Introduction/Background Endometrial carcinoma is the most prevalent gynaecological malignancy in developed countries, and the 4th most frequent neoplasm in women. Staging gynaecological pelvic MRI is the best method for pre-treatment assessment, with the aim of estimating the extent of the disease. It is believed that in specialised centres, ultrasound has similar accuracy for assessing myometrial invasion. With this study our focus was to assess the accuracy of ultrasound in staging endometrial carcinoma.

Methodology A model form was created with the echographic parameters to be assessed in suspected endometrial carcinoma, in order to standardise the assessment of the extent of the disease.
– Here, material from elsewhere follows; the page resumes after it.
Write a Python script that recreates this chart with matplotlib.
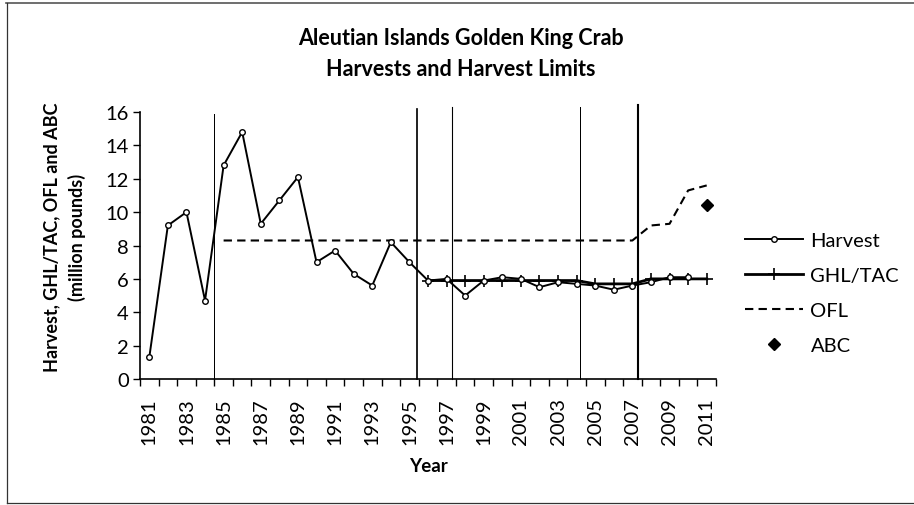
import matplotlib
matplotlib.use("Agg")
import matplotlib.pyplot as plt
from matplotlib.lines import Line2D

# data (million pounds)
harvest_years = list(range(1981, 2011))
harvest = [1.3, 9.2, 10.0, 4.7, 12.8, 14.8, 9.3, 10.7, 12.1, 7.0,
           7.7, 6.3, 5.6, 8.2, 7.0, 5.9, 6.0, 5.0, 5.9, 6.1,
           6.0, 5.5, 5.8, 5.7, 5.6, 5.35, 5.6, 5.8, 6.1, 6.1]

ghl_years = list(range(1996, 2012))
ghl = [5.9, 5.9, 5.9, 5.9, 5.9, 5.9, 5.9, 5.9, 5.9,
       5.7, 5.7, 5.7, 6.0, 6.0, 6.0, 6.0]

ofl_years = list(range(1985, 2012))
ofl = [8.3] * 23 + [9.2, 9.3, 11.3, 11.6]

abc_years = [2011]
abc = [10.4]

# management period boundaries (vertical lines)
period_lines = [1984.5, 1995.4, 1997.3, 2004.2, 2007.3]
period_tops = [15.9, 16.2, 16.3, 16.3, 16.4]
period_widths = [1.0, 1.7, 1.1, 1.0, 2.1]

tick_years = list(range(1981, 2012, 2))


def create_chart(filename):
    plt.rcParams['font.family'] = ['Lato', 'DejaVu Sans']
    fig = plt.figure(figsize=(9.14, 5.06), dpi=100)
    ax = fig.add_axes([140 / 914, 1 - 380 / 506, 576 / 914, 267 / 506])

    for x, top, w in zip(period_lines, period_tops, period_widths):
        ax.plot([x, x], [0, top], color='black', lw=w * 0.72, clip_on=False, zorder=1)

    ax.plot(ofl_years, ofl, color='black', lw=1.5, linestyle=(0, (4, 2.5)),
            label='OFL', zorder=2)
    ax.plot(ghl_years, ghl, color='black', lw=2.0, marker='+', markersize=8,
            markeredgewidth=1.2, label='GHL/TAC', zorder=3)
    ax.plot(harvest_years, harvest, color='black', lw=1.4, marker='o', markersize=4,
            markerfacecolor='white', markeredgecolor='black', markeredgewidth=1.0,
            label='Harvest', zorder=4)
    ax.plot(abc_years, abc, linestyle='none', marker='D', markersize=6.5,
            color='black', label='ABC', zorder=5)

    ax.set_xlim(1980.5, 2011.5)
    ax.set_ylim(0, 16)
    ax.set_yticks(range(0, 17, 2))
    ax.set_xticks(tick_years)
    ax.set_xticklabels([str(y) for y in tick_years], rotation=90)
    ax.set_xticks([y + 0.5 for y in range(1980, 2012)], minor=True)
    ax.tick_params(axis='x', which='major', length=0, pad=13, labelsize=14.5)
    ax.tick_params(axis='x', which='minor', length=5, width=1, direction='out')
    ax.tick_params(axis='y', length=5, width=1, direction='out', labelsize=14.5, pad=3)

    for side in ['top', 'right']:
        ax.spines[side].set_visible(False)
    for side in ['left', 'bottom']:
        ax.spines[side].set_linewidth(1.2)

    ax.set_xlabel('Year', fontsize=13.5, fontweight='bold', labelpad=9)
    ax.set_ylabel('Harvest, GHL/TAC, OFL and ABC\n(million pounds)', fontsize=13,
                  fontweight='bold', linespacing=1.5)
    ax.yaxis.set_label_coords(-0.094, 0.535)

    fig.text(461 / 914, 1 - 54 / 506,
             'Aleutian Islands Golden King Crab\nHarvests and Harvest Limits',
             ha='center', va='center', fontsize=15.5, fontweight='bold', linespacing=1.6)

    # legend order as in the reference
    handles, labels = ax.get_legend_handles_labels()
    order = ['Harvest', 'GHL/TAC', 'OFL', 'ABC']
    hmap = dict(zip(labels, handles))
    fig.legend([hmap[k] for k in order], order, loc='center left',
               bbox_to_anchor=(745 / 914, 1 - 294 / 506), frameon=False,
               fontsize=14.5, handlelength=2.9, handletextpad=0.35,
               labelspacing=0.9, borderpad=0, borderaxespad=0)

    # scanned page border
    fig.add_artist(Line2D([6 / 914, 1], [1 - 4 / 506, 1 - 4 / 506], color='#555555', lw=1.2))
    fig.add_artist(Line2D([7 / 914, 7 / 914], [1 - 4 / 506, 1 - 504 / 506], color='#333333', lw=0.9))
    fig.add_artist(Line2D([7 / 914, 1], [1 - 504 / 506, 1 - 504 / 506], color='#333333', lw=0.9))

    fig.savefig(filename, dpi=100)


def main():
    create_chart("out.png")


main()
Statistical analysis was then carried out to analyse the agreement between echographic and surgical staging. Associations were considered statistically significant if p <0.05.

Results The form was correctly applied to 37 women diagnosed with endometrial carcinoma. The Kappa value obtained (0.178) indicated that there was no agreement between ultrasound staging and surgical staging. Although the p-value was not statistically significant, there was agreement between these variables in the majority of cases (73 per cent). There was also a weak association between the Doppler score and surgical staging (Tau value - 0.288).

Conclusion As well as being important in the diagnosis of endometrial cancer, gynaecological ultrasound also seems to play a role in its staging, especially in an initial assessment and at earlier stages, as shown in our study. It would therefore be pertinent to invest in training in gynaecological ultrasound in order to optimise the care provided, as well as from a perspective of saving resources. The small sample size could be an important limitation in our study, influencing the results obtained.